--- start ---
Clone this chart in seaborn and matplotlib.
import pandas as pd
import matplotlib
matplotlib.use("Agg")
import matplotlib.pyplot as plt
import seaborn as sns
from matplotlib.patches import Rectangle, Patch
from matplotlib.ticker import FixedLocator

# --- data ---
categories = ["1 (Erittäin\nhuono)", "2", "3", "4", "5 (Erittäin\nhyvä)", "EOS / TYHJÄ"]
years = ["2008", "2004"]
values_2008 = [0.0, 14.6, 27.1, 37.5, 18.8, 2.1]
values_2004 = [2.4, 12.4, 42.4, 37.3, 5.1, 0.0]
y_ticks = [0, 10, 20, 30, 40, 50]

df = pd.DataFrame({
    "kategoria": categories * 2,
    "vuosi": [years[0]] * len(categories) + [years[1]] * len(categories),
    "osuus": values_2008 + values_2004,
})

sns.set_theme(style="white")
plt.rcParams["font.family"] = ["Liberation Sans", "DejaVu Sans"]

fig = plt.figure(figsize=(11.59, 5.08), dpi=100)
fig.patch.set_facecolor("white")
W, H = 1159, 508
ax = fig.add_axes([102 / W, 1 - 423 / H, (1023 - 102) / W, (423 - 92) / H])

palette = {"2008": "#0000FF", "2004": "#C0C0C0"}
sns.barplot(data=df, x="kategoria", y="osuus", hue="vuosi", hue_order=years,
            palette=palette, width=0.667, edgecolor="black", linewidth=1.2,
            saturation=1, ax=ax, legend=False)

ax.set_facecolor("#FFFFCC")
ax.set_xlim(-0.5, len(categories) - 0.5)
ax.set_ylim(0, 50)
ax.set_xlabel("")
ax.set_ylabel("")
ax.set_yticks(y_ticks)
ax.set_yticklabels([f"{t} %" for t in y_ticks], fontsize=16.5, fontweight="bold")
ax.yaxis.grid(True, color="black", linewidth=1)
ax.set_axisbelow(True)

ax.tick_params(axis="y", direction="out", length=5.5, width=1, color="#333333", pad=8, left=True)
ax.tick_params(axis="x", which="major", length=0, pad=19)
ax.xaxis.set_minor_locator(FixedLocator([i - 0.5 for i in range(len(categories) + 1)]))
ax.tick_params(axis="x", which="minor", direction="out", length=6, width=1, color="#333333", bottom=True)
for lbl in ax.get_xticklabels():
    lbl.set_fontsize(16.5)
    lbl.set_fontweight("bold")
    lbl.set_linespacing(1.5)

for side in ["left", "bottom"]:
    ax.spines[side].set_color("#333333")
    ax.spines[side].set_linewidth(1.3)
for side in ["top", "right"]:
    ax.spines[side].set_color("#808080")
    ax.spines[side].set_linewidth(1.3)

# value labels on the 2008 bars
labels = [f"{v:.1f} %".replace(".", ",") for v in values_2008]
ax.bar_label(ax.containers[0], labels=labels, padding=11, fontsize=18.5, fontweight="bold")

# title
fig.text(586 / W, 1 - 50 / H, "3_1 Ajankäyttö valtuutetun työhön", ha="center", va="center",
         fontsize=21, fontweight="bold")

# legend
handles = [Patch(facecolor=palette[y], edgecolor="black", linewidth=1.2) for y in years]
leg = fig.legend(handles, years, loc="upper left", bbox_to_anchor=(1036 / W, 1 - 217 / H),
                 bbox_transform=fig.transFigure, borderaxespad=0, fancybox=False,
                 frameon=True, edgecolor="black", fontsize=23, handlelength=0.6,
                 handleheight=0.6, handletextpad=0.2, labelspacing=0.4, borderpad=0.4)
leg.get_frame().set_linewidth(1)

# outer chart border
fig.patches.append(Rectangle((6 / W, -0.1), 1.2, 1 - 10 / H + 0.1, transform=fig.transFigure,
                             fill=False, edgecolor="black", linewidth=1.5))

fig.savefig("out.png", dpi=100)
--- end ---
--- start ---
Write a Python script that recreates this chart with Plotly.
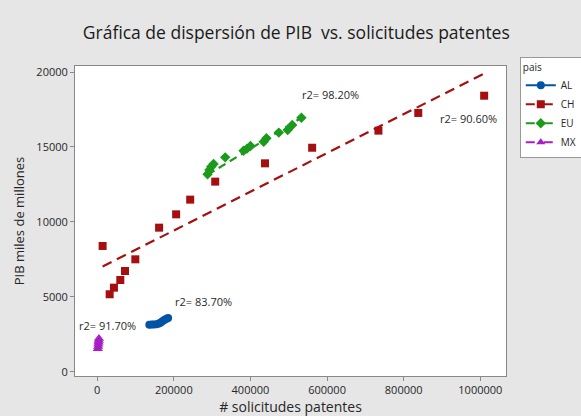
--- end ---
--- start ---
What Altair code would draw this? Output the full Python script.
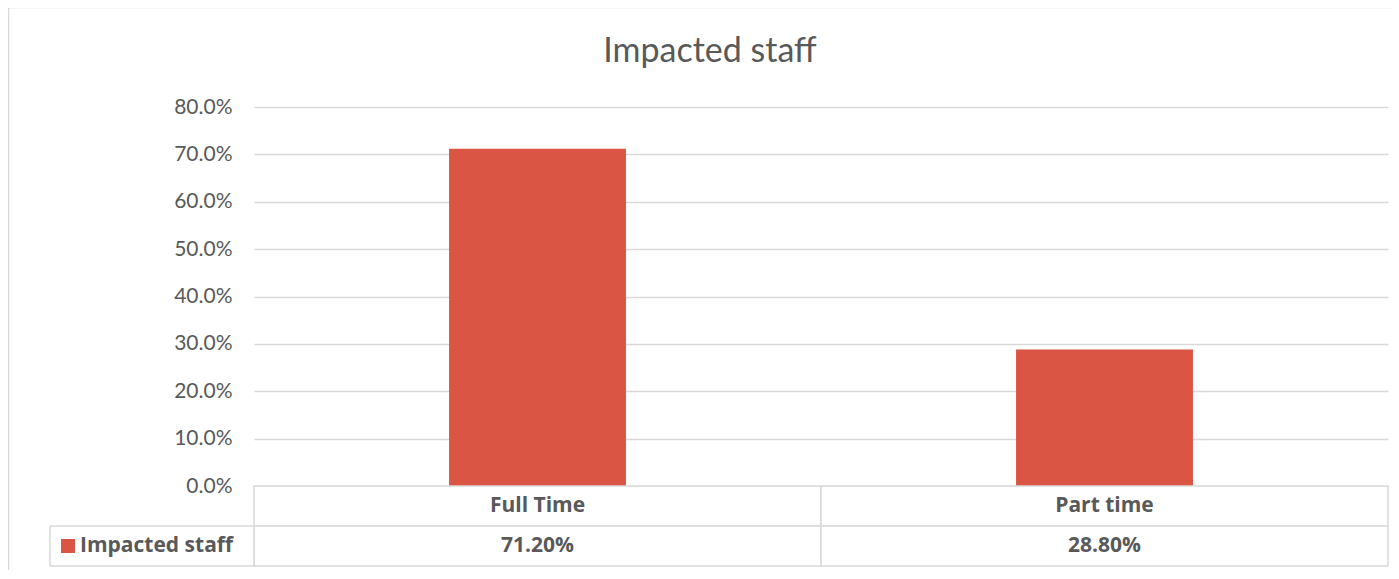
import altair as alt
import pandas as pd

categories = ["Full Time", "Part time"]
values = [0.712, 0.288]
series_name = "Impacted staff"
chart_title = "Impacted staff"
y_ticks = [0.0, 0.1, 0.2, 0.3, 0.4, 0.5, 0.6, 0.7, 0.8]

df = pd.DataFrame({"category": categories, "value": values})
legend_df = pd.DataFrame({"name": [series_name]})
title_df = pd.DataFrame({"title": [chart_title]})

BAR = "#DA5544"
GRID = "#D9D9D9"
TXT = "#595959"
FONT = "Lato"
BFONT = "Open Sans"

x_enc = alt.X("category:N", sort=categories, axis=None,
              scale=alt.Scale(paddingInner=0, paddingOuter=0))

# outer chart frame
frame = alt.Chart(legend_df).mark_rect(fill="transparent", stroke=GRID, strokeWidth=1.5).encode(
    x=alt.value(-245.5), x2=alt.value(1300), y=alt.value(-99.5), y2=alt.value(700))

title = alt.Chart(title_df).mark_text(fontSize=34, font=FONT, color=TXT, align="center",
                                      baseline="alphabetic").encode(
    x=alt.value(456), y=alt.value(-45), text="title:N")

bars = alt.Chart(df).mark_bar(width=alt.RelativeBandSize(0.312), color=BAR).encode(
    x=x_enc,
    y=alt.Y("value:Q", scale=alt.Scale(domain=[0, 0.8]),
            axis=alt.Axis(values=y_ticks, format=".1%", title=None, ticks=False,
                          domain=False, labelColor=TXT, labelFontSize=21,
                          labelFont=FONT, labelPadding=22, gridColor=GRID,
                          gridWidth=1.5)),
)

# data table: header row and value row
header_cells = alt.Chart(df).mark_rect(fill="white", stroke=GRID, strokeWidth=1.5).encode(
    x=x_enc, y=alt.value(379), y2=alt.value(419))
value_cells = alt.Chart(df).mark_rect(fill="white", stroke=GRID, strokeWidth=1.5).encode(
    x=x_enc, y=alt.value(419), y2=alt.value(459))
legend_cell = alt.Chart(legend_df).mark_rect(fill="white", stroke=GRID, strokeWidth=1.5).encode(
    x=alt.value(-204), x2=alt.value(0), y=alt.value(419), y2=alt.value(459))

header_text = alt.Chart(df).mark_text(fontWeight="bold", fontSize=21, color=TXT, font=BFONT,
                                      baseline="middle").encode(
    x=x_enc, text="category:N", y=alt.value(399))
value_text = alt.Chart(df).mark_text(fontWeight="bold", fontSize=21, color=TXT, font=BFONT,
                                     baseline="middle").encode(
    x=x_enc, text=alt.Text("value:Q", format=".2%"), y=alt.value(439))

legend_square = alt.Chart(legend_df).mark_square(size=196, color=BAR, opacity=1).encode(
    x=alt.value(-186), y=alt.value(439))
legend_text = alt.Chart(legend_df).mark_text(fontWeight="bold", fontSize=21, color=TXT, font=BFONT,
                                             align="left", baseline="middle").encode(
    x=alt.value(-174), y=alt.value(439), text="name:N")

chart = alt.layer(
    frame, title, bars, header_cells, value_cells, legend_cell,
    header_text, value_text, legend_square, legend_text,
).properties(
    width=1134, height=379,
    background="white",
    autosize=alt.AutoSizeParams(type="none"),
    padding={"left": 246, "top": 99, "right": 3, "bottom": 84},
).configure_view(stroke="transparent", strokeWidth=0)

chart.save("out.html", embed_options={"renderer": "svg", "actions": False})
--- end ---
- What is needed: What lines above run from the one with "What Altair code" to the one with "x2=alt.value(1300), y=alt.value(-99.5), y2=alt.value(700))"? Give them again exactly, ends included, and leave the pictures out.

- Task response:
What Altair code would draw this? Output the full Python script.
import altair as alt
import pandas as pd

categories = ["Full Time", "Part time"]
values = [0.712, 0.288]
series_name = "Impacted staff"
chart_title = "Impacted staff"
y_ticks = [0.0, 0.1, 0.2, 0.3, 0.4, 0.5, 0.6, 0.7, 0.8]

df = pd.DataFrame({"category": categories, "value": values})
legend_df = pd.DataFrame({"name": [series_name]})
title_df = pd.DataFrame({"title": [chart_title]})

BAR = "#DA5544"
GRID = "#D9D9D9"
TXT = "#595959"
FONT = "Lato"
BFONT = "Open Sans"

x_enc = alt.X("category:N", sort=categories, axis=None,
              scale=alt.Scale(paddingInner=0, paddingOuter=0))

# outer chart frame
frame = alt.Chart(legend_df).mark_rect(fill="transparent", stroke=GRID, strokeWidth=1.5).encode(
    x=alt.value(-245.5), x2=alt.value(1300), y=alt.value(-99.5), y2=alt.value(700))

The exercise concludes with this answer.